Degenerate Fermi Gases in a Box Potential

Final Activity Report Summary - FERMIBOX (Degenerate Fermi Gases in a Box Potential)

The confinement and control of ultracold fermionic atoms has marked an important achievement in physics, and the results from these experiments are paramount to the entire realm of physical sciences. By tuning the interaction strength of these atoms, one can access two fundamentally different limits of quantum particles: bosons, where atoms pair into molecules and then condense to form a Bose-Einstein condensate (BEC) and fermions, where atoms can unite in a special many-body state of fermions according to BCS (Bardeen, Copper, Schriefer) theory. The change between these limits is called the BEC-BCS crossover.

We examined the collisional behaviour of a finite-temperature ultracold Fermi gas in the BEC-BCS crossover. At the coldest temperatures, atoms exist in a superfluid state. Here, atoms respond in unison to external stimuli and move without friction; this is analogous to the zero resistance in a superconducting wire. At a certain temperature, superfluidity breaks down and the gas is said to be in the normal state. We have explored the temperature where this transition occurs, previously on the BCS side of the crossover, although current experiments are determining it throughout the crossover.
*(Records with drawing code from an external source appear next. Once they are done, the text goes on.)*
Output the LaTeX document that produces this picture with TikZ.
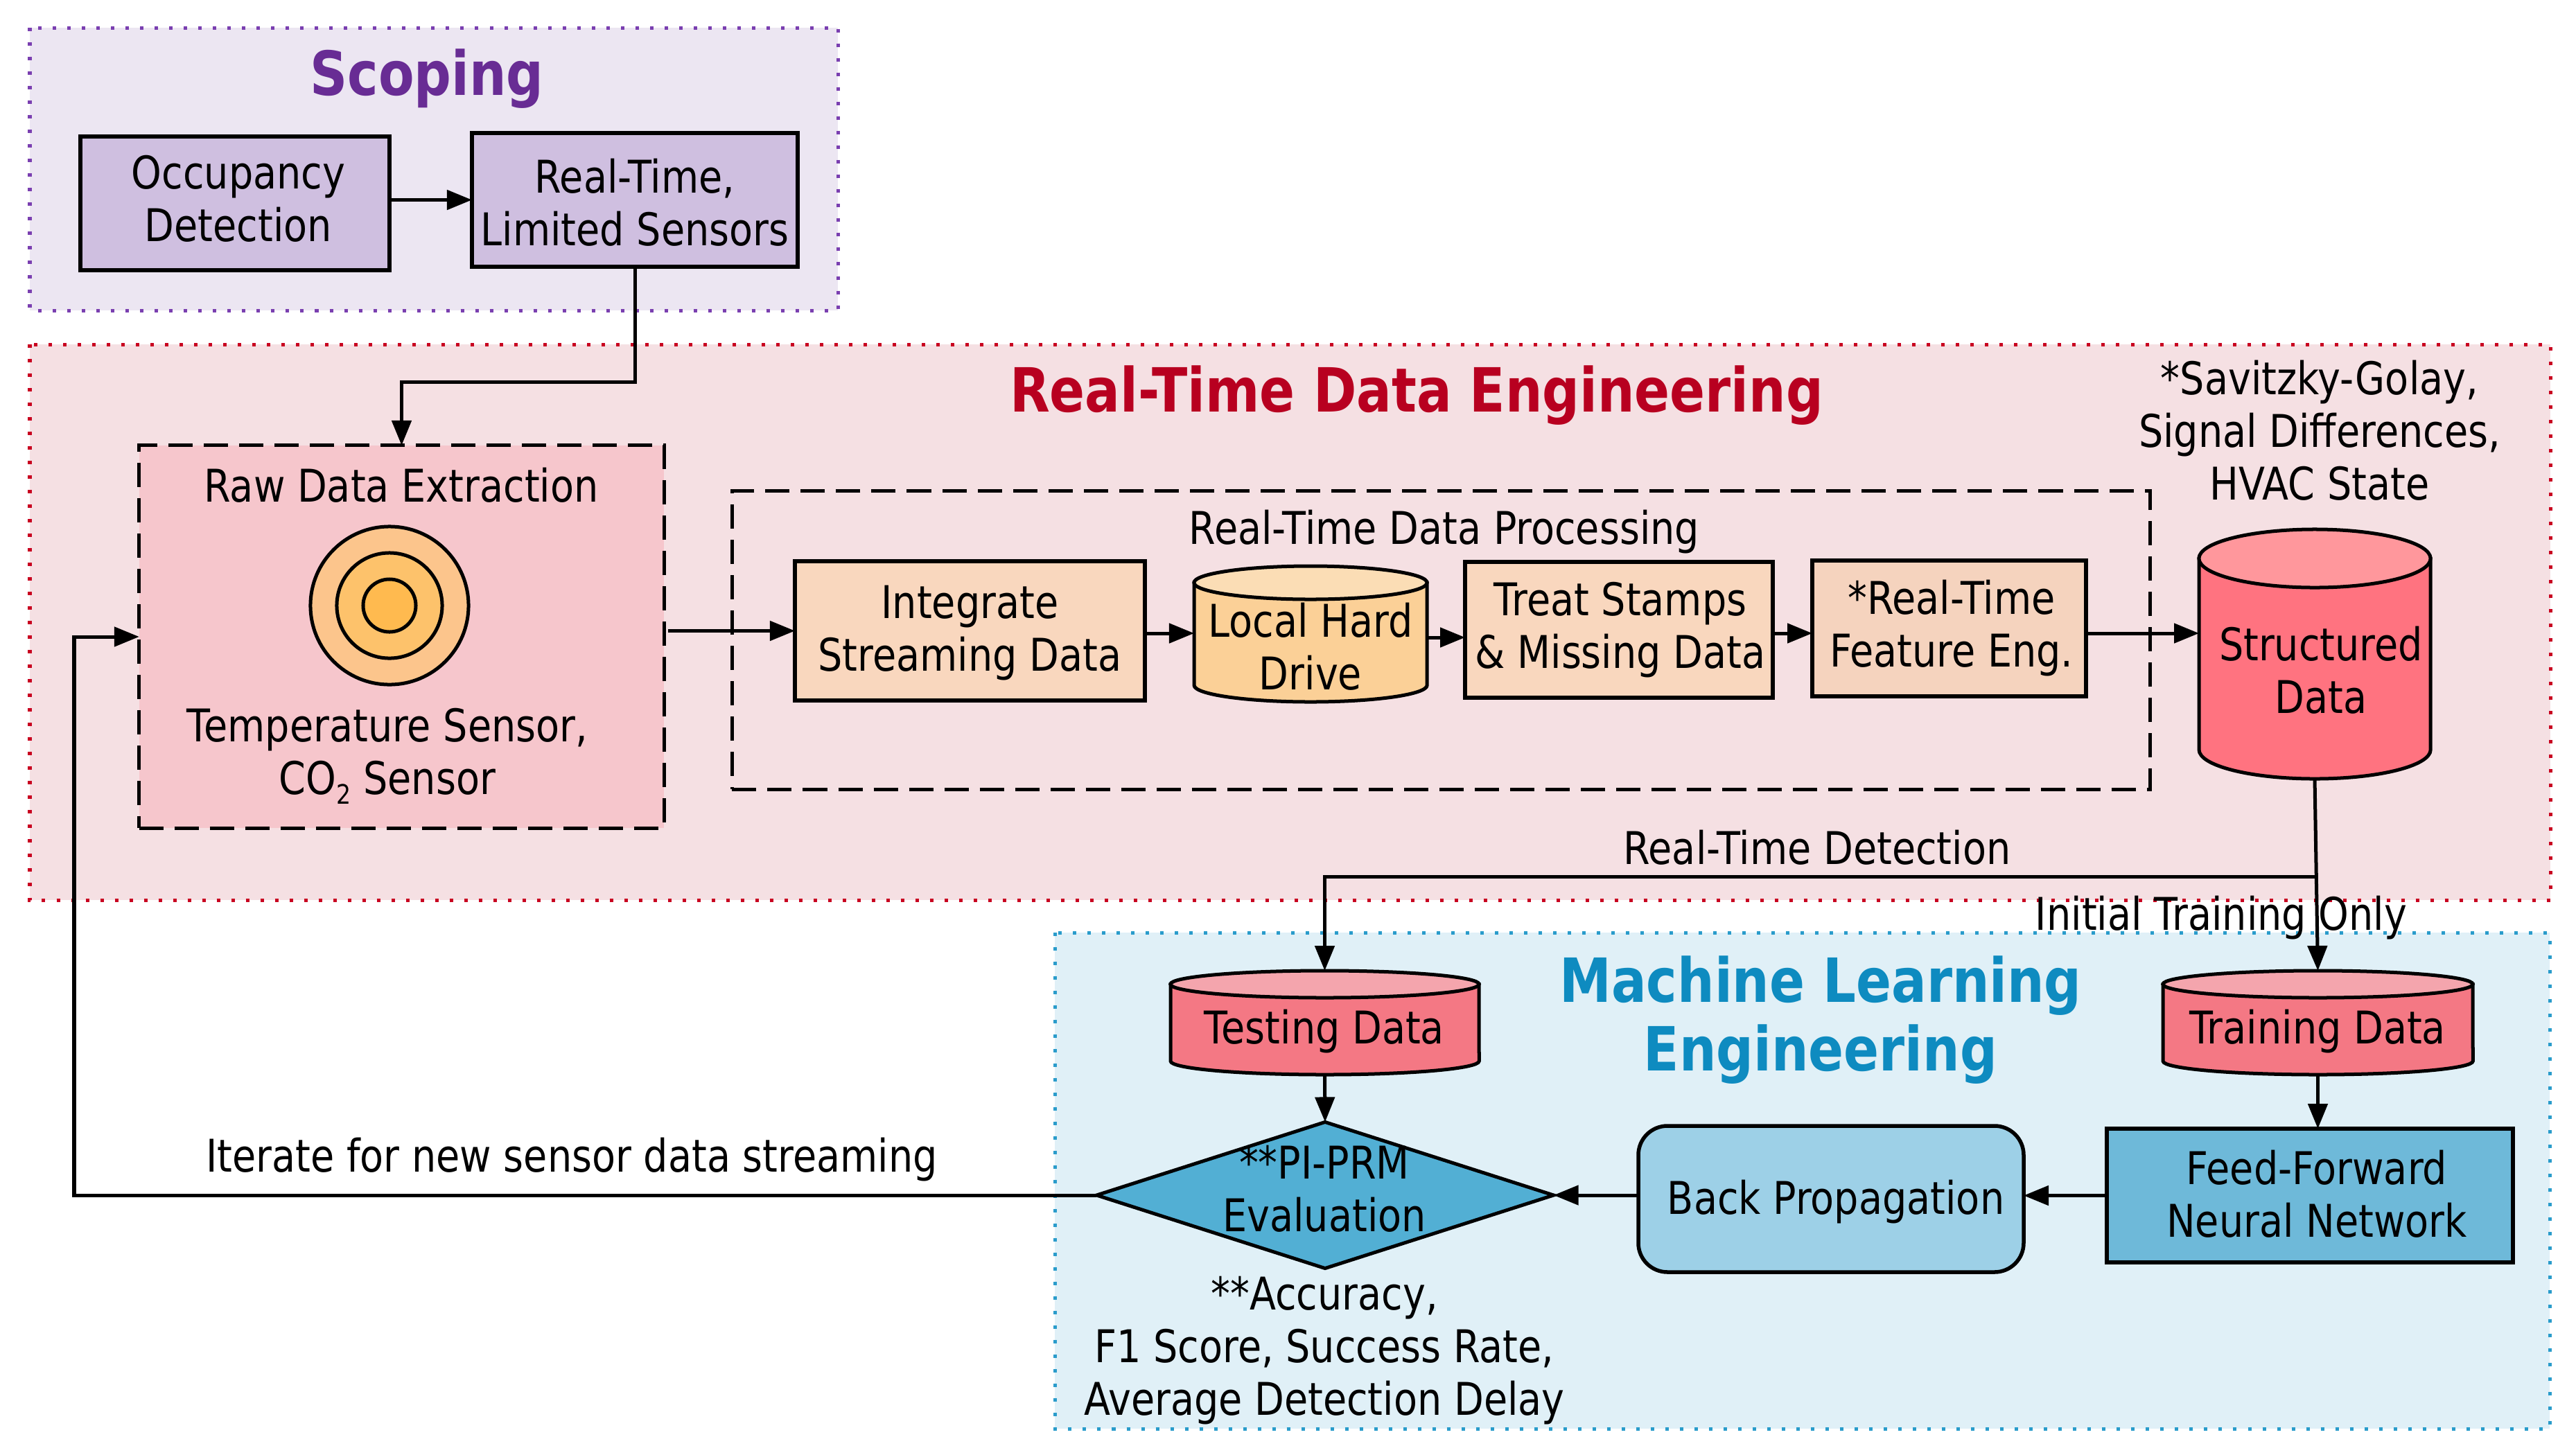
\documentclass[tikz,border=0pt]{standalone}
\usepackage{fontspec}
\setmainfont[FakeStretch=0.855]{DejaVu Sans}
\usetikzlibrary{arrows.meta,shapes.geometric,calc}
\definecolor{scopebg}{HTML}{ECE6F2}
\definecolor{scopeln}{HTML}{7A3FB0}
\definecolor{scopebox}{HTML}{CFBFE0}
\definecolor{scopett}{HTML}{682C94}
\definecolor{rtbg}{HTML}{F5E0E3}
\definecolor{rtln}{HTML}{C80020}
\definecolor{rttt}{HTML}{B80020}
\definecolor{rawbg}{HTML}{F6C6CC}
\definecolor{peach}{HTML}{F9D7BE}
\definecolor{peachb}{HTML}{F5D3BE}
\definecolor{mlbg}{HTML}{E0F0F7}
\definecolor{mlln}{HTML}{2A9CCB}
\definecolor{mltt}{HTML}{0E8BC0}
\definecolor{dia}{HTML}{52AFD4}
\definecolor{bp}{HTML}{9DD0E7}
\definecolor{ffnn}{HTML}{6EB9D9}
\tikzset{
  x=0.01cm,y=-0.01cm,
  txt/.style={font=\fontsize{18.5}{21.6}\selectfont,align=center,text=black,inner sep=0pt,outer sep=0pt},
  ttl/.style={font=\fontsize{25}{28.2}\selectfont\bfseries,align=center,inner sep=0pt},
  panel/.style={dash pattern=on .05cm off .16cm,line width=.05cm},
  blk/.style={draw=black,line width=.055cm,inner sep=0pt,outer sep=0pt},
  dsh/.style={draw=black,line width=.05cm,dash pattern=on .35cm off .16cm},
  arr/.style={draw=black,line width=.05cm,-{Stealth[length=.36cm,width=.28cm,inset=0pt]}},
}
% name x1 y1 x2 y2 style textpos text
\newcommand\bx[8]{%
  \node[blk,minimum width={(#4-#2)*0.01cm},minimum height={(#5-#3)*0.01cm},#6] (#1) at ({(#2+#4)/2},{(#3+#5)/2}) {};
  \node[txt] (#1t) at (#7) {#8};}
% name x1 y1 x2 y2 ry body top text-pos (text in \cyltext)
\newcommand\cyl[9]{%
  \pgfmathsetmacro\crx{(#4-#2)/200}%
  \pgfmathsetmacro\cry{#6/100}%
  \pgfmathsetmacro\cty{#3+#6}%
  \pgfmathsetmacro\cby{#5-#6}%
  \pgfmathsetmacro\ccx{(#2+#4)/2}%
  \draw[black,line width=.05cm,fill=#7] (#2,\cty) -- (#2,\cby) arc[start angle=180,end angle=360,x radius=\crx cm,y radius=\cry cm] -- (#4,\cty) -- cycle;
  \draw[black,line width=.05cm,fill=#8] (\ccx,\cty) ellipse[x radius=\crx cm,y radius=\cry cm];
  \node[minimum width={(#4-#2)*0.01cm},minimum height={(#5-#3)*0.01cm},inner sep=0pt,outer sep=0pt] (#1) at (\ccx,{(#3+#5)/2}) {};
  \node[txt] (#1t) at (#9) {\cyltext};}
\begin{document}
\begin{tikzpicture}
\useasboundingbox (0,0) rectangle (3717,2099);
% panels
\fill[rtbg] (43,497) rectangle (3680,1299);
\draw[rtln,panel] (43,497) rectangle (3680,1299);
\fill[scopebg] (43,40) rectangle (1209,448);
\draw[scopeln,panel] (43,40) rectangle (1209,448);
\fill[mlbg] (1522,1346) rectangle (3679,2062);
\draw[mlln,panel] (1522,1346) rectangle (3679,2062);
% titles
\node[ttl,text=scopett] (t1) at (616,114) {Scoping};
\node[ttl,text=rttt] (t2) at (2044,571) {Real-Time Data Engineering};
\node[ttl,text=mltt] (t3) at (2627,1472) {Machine Learning\\Engineering};
% scoping
\bx{occ}{116}{197}{562}{390}{fill=scopebox}{344,286.5}{Occupancy\\Detection}
\bx{rtls}{681}{192}{1151}{385}{fill=scopebox}{916,292}{Real-Time,\\Limited Sensors}
% raw
\fill[rawbg] (201,643) rectangle (958,1195);
\node[dsh,minimum width=7.57cm,minimum height=5.52cm,inner sep=0pt,outer sep=0pt] (raw) at (579.5,919) {};
\node[txt] (rawt) at (579,700) {Raw Data Extraction};
\node[circle,draw=black,line width=.05cm,minimum size=2.28cm,inner sep=0pt,fill={rgb,255:red,252;green,197;blue,140}] (c1) at (562,874) {};
\node[circle,draw=black,line width=.05cm,minimum size=1.52cm,inner sep=0pt,fill={rgb,255:red,253;green,194;blue,107}] (c2) at (562,874) {};
\node[circle,draw=black,line width=.05cm,minimum size=.76cm,inner sep=0pt,fill={rgb,255:red,255;green,186;blue,79}] (c3) at (562,874) {};
\node[txt] (sens) at (559,1091) {Temperature Sensor,\\CO\raisebox{-.4ex}{\fontsize{11}{11}\selectfont 2} Sensor};
% processing
\node[dsh,minimum width=20.45cm,minimum height=4.30cm,inner sep=0pt,outer sep=0pt] (proc) at (2079.5,924) {};
\node[txt] (proct) at (2084,768) {Real-Time Data Processing};
\bx{int}{1147}{810}{1652}{1011}{fill=peach}{1399.5,914}{Integrate\\Streaming Data}
\def\cyltext{Local Hard\\Drive}
\cyl{lhd}{1723}{817}{2059}{1013}{24}{{rgb,255:red,251;green,208;blue,151}}{{rgb,255:red,251;green,221;blue,181}}{1891,933}
\bx{trt}{2114}{811}{2558}{1007}{fill=peach}{2338,909}{Treat Stamps\\\& Missing Data}
\bx{fe}{2615}{809}{3010}{1005}{fill=peachb}{2816,907}{*Real-Time\\Feature Eng.}
\def\cyltext{Structured\\Data}
\cyl{str}{3173}{764}{3507}{1124}{42}{{rgb,255:red,255;green,115;blue,128}}{{rgb,255:red,255;green,151;blue,156}}{3349,967}
\node[txt] (sav) at (3347,621) {*Savitzky-Golay,\\Signal Differences,\\HVAC State};
% ml
\def\cyltext{Testing Data}
\cyl{tst}{1689}{1401}{2134}{1551}{19.5}{{rgb,255:red,244;green,120;blue,132}}{{rgb,255:red,244;green,165;blue,173}}{1911,1489}
\def\cyltext{Training Data}
\cyl{trn}{3121}{1401}{3568}{1551}{19.5}{{rgb,255:red,244;green,120;blue,132}}{{rgb,255:red,244;green,165;blue,173}}{3344,1489}
\node[diamond,draw=black,line width=.05cm,fill=dia,inner sep=0pt,outer sep=0pt,aspect=1.8,minimum width=6.59cm,minimum height=2.11cm] (pi) at (1912,1725) {};
\node[txt] (pit) at (1911,1716) {**PI-PRM\\Evaluation};
\bx{bpr}{2364}{1625}{2920}{1836}{rounded corners=.42cm,fill=bp}{2649,1735}{Back Propagation}
\bx{ff}{3040}{1629}{3626}{1822}{fill=ffnn}{3343,1723}{Feed-Forward\\Neural Network}
\node[txt] (met) at (1911,1949) {**Accuracy,\\F1 Score, Success Rate,\\Average Detection Delay};
% labels
\node[txt] (l1) at (2622,1223) {Real-Time Detection};
\node[txt] (l2) at (3205,1325) {Initial Training Only};
\node[txt] (l3) at (825,1674) {Iterate for new sensor data streaming};
% connectors
\coordinate (b1) at (579.5,551);
\coordinate (b2) at (107,1723);
\coordinate (b3) at (3342,1265);
\coordinate (bus) at (2000,914);
\draw[arr] (occ.east |- rtls.west) -- (rtls.west);
\draw[arr] (rtls.south) |- (b1) -- (raw.north);
\draw[arr] ([xshift=.06cm]raw.east |- int.west) -- (int.west);
\draw[arr] (int.east |- bus) -- (bus -| lhd.west);
\draw[arr] ([yshift=-.05cm]lhd.east) -- ([yshift=-.05cm]lhd.east -| trt.west);
\draw[arr] (trt.east |- bus) -- (bus -| fe.west);
\draw[arr] (fe.east |- bus) -- (bus -| str.west);
\draw[arr] (str.south) -- (trn.north);
\draw[arr] (b3) -| (tst.north);
\draw[arr] (tst.south) -- (pi.north);
\draw[arr] (trn.south) -- (ff.north -| trn.south);
\draw[arr] (ff.west) -- (ff.west -| bpr.east);
\draw[arr] (bpr.west |- pi.east) -- (pi.east);
\draw[arr] (pi.west) -- (pi.west -| b2) |- (raw.west);
\end{tikzpicture}
\end{document}
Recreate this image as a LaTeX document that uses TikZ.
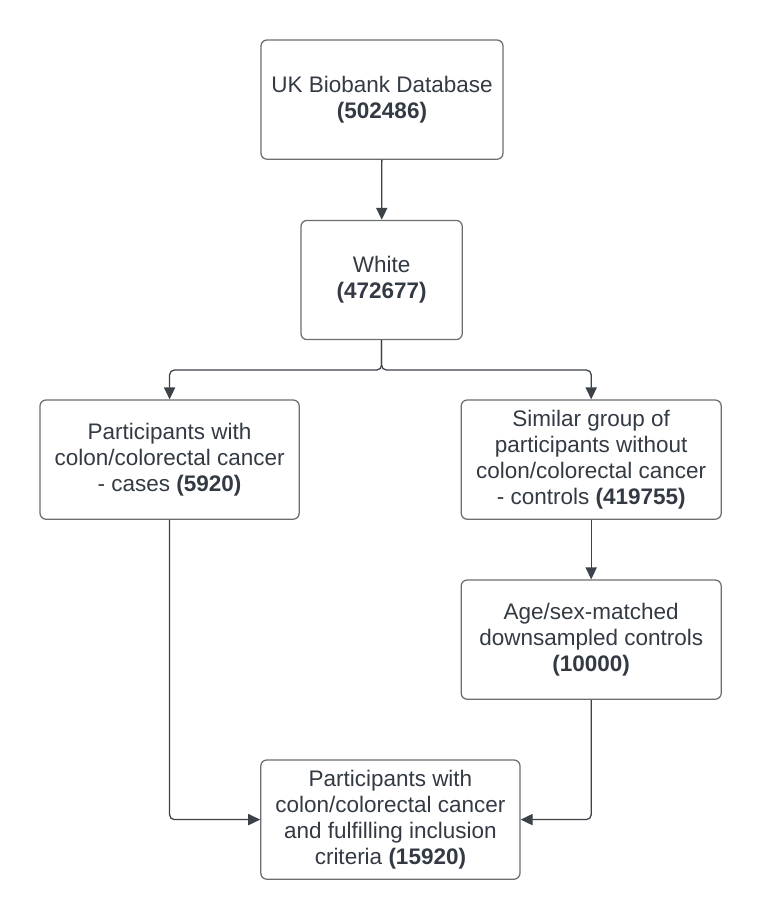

There is also a surprising wealth of information in the normal state as well. Near the transition temperature, atoms are still strongly influenced by quantum mechanical effects, such as many-body pairing. We explored the fact that although the gas is in the normal state, the time for atoms to collide is so fast, it has nearly the same properties as a superfluid and responds hydrodynamicly to external stimuli. At larger temperatures, the time scale between collisions is long and therefore termed collisionless. By after comparing the results of experiments that probe the collisional behaviour and an experiment that examines the pairing, we conclude that these two quantities may be correlated.

These experiments may have important consequences in developing a theory to solve physical real-world problems such as high-temperature superconductivity.